#### [TASK DIRECTIONS]
Exclude the pictures, then repeat the remaining data exactly.

BEGIN DATASET SECTION

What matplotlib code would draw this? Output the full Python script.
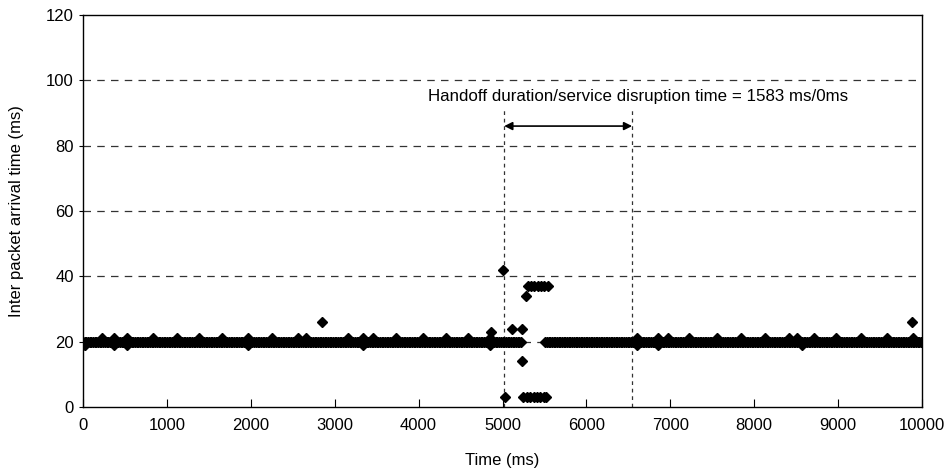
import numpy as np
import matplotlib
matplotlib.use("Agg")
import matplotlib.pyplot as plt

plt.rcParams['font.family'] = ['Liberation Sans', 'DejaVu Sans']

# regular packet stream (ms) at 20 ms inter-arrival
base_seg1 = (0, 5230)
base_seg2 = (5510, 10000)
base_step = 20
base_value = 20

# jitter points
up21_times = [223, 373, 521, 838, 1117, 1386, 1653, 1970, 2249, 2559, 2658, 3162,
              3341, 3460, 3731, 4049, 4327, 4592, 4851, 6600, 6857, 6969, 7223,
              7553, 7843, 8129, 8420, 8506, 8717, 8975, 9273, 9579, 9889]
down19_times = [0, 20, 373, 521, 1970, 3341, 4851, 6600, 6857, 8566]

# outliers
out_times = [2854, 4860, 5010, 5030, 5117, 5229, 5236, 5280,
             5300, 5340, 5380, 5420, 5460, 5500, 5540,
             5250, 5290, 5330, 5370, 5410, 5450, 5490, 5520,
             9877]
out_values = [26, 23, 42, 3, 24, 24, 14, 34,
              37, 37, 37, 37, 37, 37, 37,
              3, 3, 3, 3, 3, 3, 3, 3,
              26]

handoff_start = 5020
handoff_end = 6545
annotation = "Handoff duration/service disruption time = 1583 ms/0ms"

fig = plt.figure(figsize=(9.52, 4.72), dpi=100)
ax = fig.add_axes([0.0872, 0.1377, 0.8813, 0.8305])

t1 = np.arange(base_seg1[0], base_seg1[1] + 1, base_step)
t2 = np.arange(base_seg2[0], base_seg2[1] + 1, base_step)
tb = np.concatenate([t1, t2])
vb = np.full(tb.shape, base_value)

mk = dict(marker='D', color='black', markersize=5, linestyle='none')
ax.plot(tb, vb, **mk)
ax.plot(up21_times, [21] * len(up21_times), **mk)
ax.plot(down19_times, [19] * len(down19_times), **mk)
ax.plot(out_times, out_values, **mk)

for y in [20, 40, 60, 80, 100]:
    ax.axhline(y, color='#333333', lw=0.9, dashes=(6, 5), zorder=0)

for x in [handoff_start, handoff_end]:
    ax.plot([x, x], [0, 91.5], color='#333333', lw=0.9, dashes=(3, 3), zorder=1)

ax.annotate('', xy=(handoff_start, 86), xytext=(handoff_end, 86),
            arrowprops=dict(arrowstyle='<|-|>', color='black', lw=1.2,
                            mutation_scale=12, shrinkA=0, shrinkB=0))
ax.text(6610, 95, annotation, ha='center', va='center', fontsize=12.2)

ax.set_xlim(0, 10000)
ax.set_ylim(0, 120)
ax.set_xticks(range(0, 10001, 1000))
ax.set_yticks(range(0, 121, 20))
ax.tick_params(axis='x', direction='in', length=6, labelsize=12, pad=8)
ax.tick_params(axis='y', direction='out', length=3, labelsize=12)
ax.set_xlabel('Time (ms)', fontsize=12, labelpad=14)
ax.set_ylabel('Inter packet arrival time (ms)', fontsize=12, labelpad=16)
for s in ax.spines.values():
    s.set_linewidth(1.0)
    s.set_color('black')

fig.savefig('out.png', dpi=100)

END DATASET SECTION

#### [CORRECT RESULT]
What matplotlib code would draw this? Output the full Python script.
import numpy as np
import matplotlib
matplotlib.use("Agg")
import matplotlib.pyplot as plt

plt.rcParams['font.family'] = ['Liberation Sans', 'DejaVu Sans']

# regular packet stream (ms) at 20 ms inter-arrival
base_seg1 = (0, 5230)
base_seg2 = (5510, 10000)
base_step = 20
base_value = 20

# jitter points
up21_times = [223, 373, 521, 838, 1117, 1386, 1653, 1970, 2249, 2559, 2658, 3162,
              3341, 3460, 3731, 4049, 4327, 4592, 4851, 6600, 6857, 6969, 7223,
              7553, 7843, 8129, 8420, 8506, 8717, 8975, 9273, 9579, 9889]
down19_times = [0, 20, 373, 521, 1970, 3341, 4851, 6600, 6857, 8566]

# outliers
out_times = [2854, 4860, 5010, 5030, 5117, 5229, 5236, 5280,
             5300, 5340, 5380, 5420, 5460, 5500, 5540,
             5250, 5290, 5330, 5370, 5410, 5450, 5490, 5520,
             9877]
out_values = [26, 23, 42, 3, 24, 24, 14, 34,
              37, 37, 37, 37, 37, 37, 37,
              3, 3, 3, 3, 3, 3, 3, 3,
              26]

handoff_start = 5020
handoff_end = 6545
annotation = "Handoff duration/service disruption time = 1583 ms/0ms"

fig = plt.figure(figsize=(9.52, 4.72), dpi=100)
ax = fig.add_axes([0.0872, 0.1377, 0.8813, 0.8305])

t1 = np.arange(base_seg1[0], base_seg1[1] + 1, base_step)
t2 = np.arange(base_seg2[0], base_seg2[1] + 1, base_step)
tb = np.concatenate([t1, t2])
vb = np.full(tb.shape, base_value)

mk = dict(marker='D', color='black', markersize=5, linestyle='none')
ax.plot(tb, vb, **mk)
ax.plot(up21_times, [21] * len(up21_times), **mk)
ax.plot(down19_times, [19] * len(down19_times), **mk)
ax.plot(out_times, out_values, **mk)

for y in [20, 40, 60, 80, 100]:
    ax.axhline(y, color='#333333', lw=0.9, dashes=(6, 5), zorder=0)

for x in [handoff_start, handoff_end]:
    ax.plot([x, x], [0, 91.5], color='#333333', lw=0.9, dashes=(3, 3), zorder=1)

ax.annotate('', xy=(handoff_start, 86), xytext=(handoff_end, 86),
            arrowprops=dict(arrowstyle='<|-|>', color='black', lw=1.2,
                            mutation_scale=12, shrinkA=0, shrinkB=0))
ax.text(6610, 95, annotation, ha='center', va='center', fontsize=12.2)

ax.set_xlim(0, 10000)
ax.set_ylim(0, 120)
ax.set_xticks(range(0, 10001, 1000))
ax.set_yticks(range(0, 121, 20))
ax.tick_params(axis='x', direction='in', length=6, labelsize=12, pad=8)
ax.tick_params(axis='y', direction='out', length=3, labelsize=12)
ax.set_xlabel('Time (ms)', fontsize=12, labelpad=14)
ax.set_ylabel('Inter packet arrival time (ms)', fontsize=12, labelpad=16)
for s in ax.spines.values():
    s.set_linewidth(1.0)
    s.set_color('black')

fig.savefig('out.png', dpi=100)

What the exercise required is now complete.